AUTHOR=Lerch Luc , Huber Lukas S. , Kamath Amith , Pöllinger Alexander , Pahud de Mortanges Aurélie , Obmann Verena C. , Dammann Florian , Senn Walter , Reyes Mauricio TITLE=DreamOn: a data augmentation strategy to narrow the robustness gap between expert radiologists and deep learning classifiers JOURNAL=Frontiers in Radiology VOLUME=4 YEAR=2024 URL=https://www.frontiersin.org/journals/radiology/articles/10.3389/fradi.2024.1420545 DOI=10.3389/fradi.2024.1420545 ISSN=2673-8740 ABSTRACT=Purpose

Successful performance of deep learning models for medical image analysis is highly dependent on the quality of the images being analysed. Factors like differences in imaging equipment and calibration, as well as patient-specific factors such as movements or biological variability (e.g., tissue density), lead to a large variability in the quality of obtained medical images. Consequently, robustness against the presence of noise is a crucial factor for the application of deep learning models in clinical contexts.

Materials and methods

We evaluate the effect of various data augmentation strategies on the robustness of a ResNet-18 trained to classify breast ultrasound images and benchmark the performance against trained human radiologists. Additionally, we introduce DreamOn, a novel, biologically inspired data augmentation strategy for medical image analysis. DreamOn is based on a conditional generative adversarial network (GAN) to generate REM-dream-inspired interpolations of training images.

Results

We find that while available data augmentation approaches substantially improve robustness compared to models trained without any data augmentation, radiologists outperform models on noisy images.
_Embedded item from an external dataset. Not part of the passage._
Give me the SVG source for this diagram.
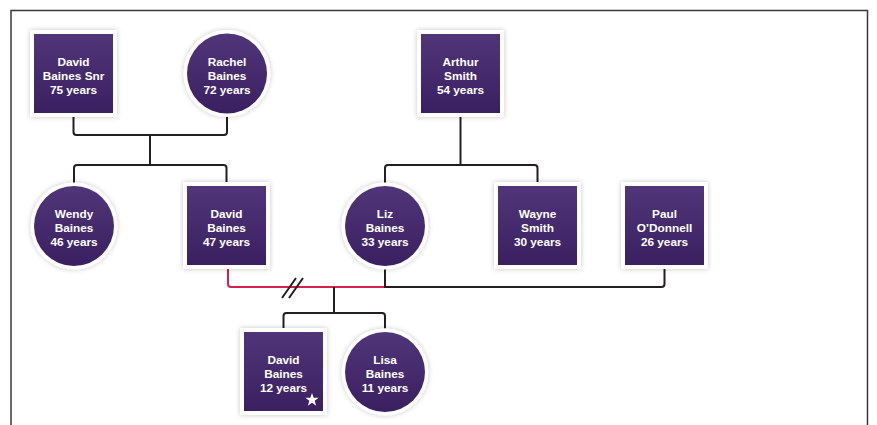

Using DreamOn data augmentation, we obtain a substantial improvement in robustness in the high noise regime.

Conclusions

We show that REM-dream-inspired conditional GAN-based data augmentation is a promising approach to improving deep learning model robustness against noise perturbations in medical imaging. Additionally, we highlight a gap in robustness between deep learning models and human experts, emphasizing the imperative for ongoing developments in AI to match human diagnostic expertise.